PROBLEM REQUIREMENTS:
Beginning with the first line, set down every line through the one containing "const watermark = '头条 @认是';", exactly as it appears, but not the pictures.

TASK DATA:
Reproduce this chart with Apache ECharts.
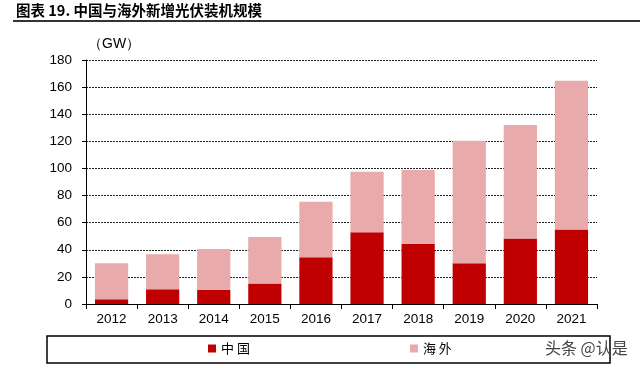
<!DOCTYPE html>
<html>
<head>
<meta charset="utf-8">
<script src="https://cdn.jsdelivr.net/npm/echarts@6/dist/echarts.min.js"></script>
<style>
html,body{margin:0;padding:0;background:#fff;}
#c{width:640px;height:368px;}
</style>
</head>
<body>
<div id="c"></div>
<script>
const categories = ['2012','2013','2014','2015','2016','2017','2018','2019','2020','2021'];
const chinaValues = [3.5, 10.8, 10.6, 15.2, 34.4, 53.0, 44.4, 30.0, 48.3, 54.9];
const overseasValues = [26.5, 25.9, 30.0, 34.2, 41.1, 44.6, 54.4, 90.5, 83.7, 109.8];
const yTicks = {min: 0, max: 180, interval: 20};
const titleText = '图表 19. 中国与海外新增光伏装机规模';
const unitText = '（GW）';
const watermark = '头条 @认是';

const chart = echarts.init(document.getElementById('c'), null, {renderer: 'canvas'});
const latin = 'Liberation Sans, Arial, sans-serif';
const cjk = '"Noto Sans CJK SC", sans-serif';
chart.setOption({
  animation: false,
  backgroundColor: '#fff',
  grid: {left: 86, right: 43, top: 60, bottom: 64, containLabel: false},
  legend: {
    left: 208, top: 342, padding: 0,
    itemWidth: 8, itemHeight: 8, itemGap: 160,
    icon: 'rect',
    formatter: n => n.split('').join(' '),
    textStyle: {fontFamily: cjk, fontSize: 13, color: '#000'},
    data: ['中国', '海外']
  },
  xAxis: {
    type: 'category',
    data: categories,
    axisLine: {lineStyle: {color: '#000', width: 1}},
    axisTick: {show: true, length: 5, lineStyle: {color: '#000'}},
    axisLabel: {fontFamily: latin, fontSize: 13.5, color: '#000', margin: 8}
  },
  yAxis: {
    type: 'value',
    min: yTicks.min, max: yTicks.max, interval: yTicks.interval,
    axisLine: {show: true, lineStyle: {color: '#000', width: 1}},
    axisTick: {show: true, length: 4, lineStyle: {color: '#000'}},
    axisLabel: {fontFamily: latin, fontSize: 13.5, color: '#000', margin: 14},
    splitLine: {show: true, lineStyle: {color: '#222', width: 1, type: [2, 1]}}
  },
  series: [
    {name: '中国', type: 'bar', stack: 'a', data: chinaValues, barWidth: '65%',
     itemStyle: {color: '#C00000'}},
    {name: '海外', type: 'bar', stack: 'a', data: overseasValues, barWidth: '65%',
     itemStyle: {color: '#E8AAAA'}}
  ],
  graphic: [
    {type: 'text', left: 16, top: 3, style: {text: titleText, font: 'bold 14.5px ' + cjk, fill: '#000'}},
    {type: 'line', shape: {x1: 13, y1: 21, x2: 640, y2: 21}, style: {stroke: '#333', lineWidth: 2}},
    {type: 'text', left: 88, top: 37, style: {text: unitText, font: '14px ' + latin, fill: '#000'}},
    {type: 'rect', shape: {x: 47, y: 336, width: 563, height: 27}, style: {fill: 'none', stroke: '#000', lineWidth: 1.5}},
    {type: 'text', left: 545, top: 340, style: {text: watermark, font: '16px ' + cjk, fill: '#444'}}
  ]
});
</script>
</body>
</html>
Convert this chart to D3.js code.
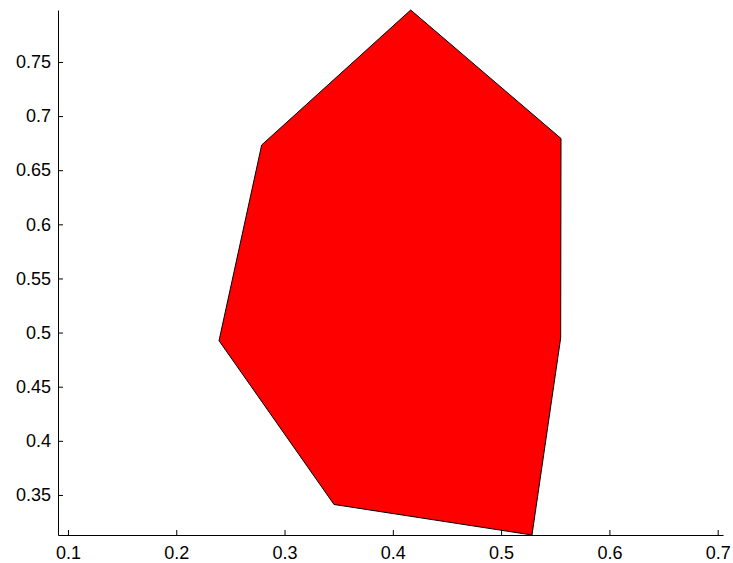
<!DOCTYPE html>
<html>
<head>
<meta charset="utf-8">
<script src="https://cdn.jsdelivr.net/npm/d3@7"></script>
<style>
  body { margin: 0; background: #fff; }
  svg { display: block; }
  .tick text { font-family: Arial, "Liberation Sans", sans-serif; font-size: 18px; fill: #000; }
</style>
</head>
<body>
<svg id="chart" width="733" height="563"></svg>
<script>
// polygon vertices
const xs = [0.4165, 0.5553, 0.5550, 0.5285, 0.3457, 0.2395, 0.2789];
const ys = [0.7980, 0.6793, 0.4950, 0.3130, 0.3412, 0.4925, 0.6733];

const xTicks = [0.1, 0.2, 0.3, 0.4, 0.5, 0.6, 0.7];
const yTicks = [0.35, 0.4, 0.45, 0.5, 0.55, 0.6, 0.65, 0.7, 0.75];

const svg = d3.select('#chart');

// scales (equal aspect, as in the original)
const x = d3.scaleLinear().domain([0.0908, 0.7049]).range([58, 723]);
const y = d3.scaleLinear().domain([0.3130, 0.7980]).range([535, 10]);

// filled patch
const pts = xs.map((v, i) => [x(v), y(ys[i])]);
svg.append('path')
  .attr('d', d3.line()(pts) + 'Z')
  .attr('fill', '#ff0000')
  .attr('stroke', '#000')
  .attr('stroke-width', 1);

// x axis, ticks pointing inward
const xAxis = svg.append('g')
  .attr('transform', 'translate(0,535)')
  .call(d3.axisBottom(x).tickValues(xTicks).tickSize(-5).tickSizeOuter(0)
    .tickFormat(d3.format('')));
xAxis.selectAll('.tick text').attr('y', 11).attr('dy', '0.71em');

// y axis
const yAxis = svg.append('g')
  .attr('transform', 'translate(58,0)')
  .call(d3.axisLeft(y).tickValues(yTicks).tickSize(-5).tickSizeOuter(0)
    .tickFormat(d3.format('')));
yAxis.selectAll('.tick text').attr('x', -7);

svg.selectAll('.domain').attr('stroke', '#000');
svg.selectAll('.tick line').attr('stroke', '#000');
</script>
</body>
</html>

ANSWER TO THIS EXERCISE:
Reproduce this chart with Apache ECharts.
<!DOCTYPE html>
<html>
<head>
<meta charset="utf-8">
<script src="https://cdn.jsdelivr.net/npm/echarts@6/dist/echarts.min.js"></script>
<style>
html,body{margin:0;padding:0;background:#fff;}
#c{width:640px;height:368px;}
</style>
</head>
<body>
<div id="c"></div>
<script>
const categories = ['2012','2013','2014','2015','2016','2017','2018','2019','2020','2021'];
const chinaValues = [3.5, 10.8, 10.6, 15.2, 34.4, 53.0, 44.4, 30.0, 48.3, 54.9];
const overseasValues = [26.5, 25.9, 30.0, 34.2, 41.1, 44.6, 54.4, 90.5, 83.7, 109.8];
const yTicks = {min: 0, max: 180, interval: 20};
const titleText = '图表 19. 中国与海外新增光伏装机规模';
const unitText = '（GW）';
const watermark = '头条 @认是';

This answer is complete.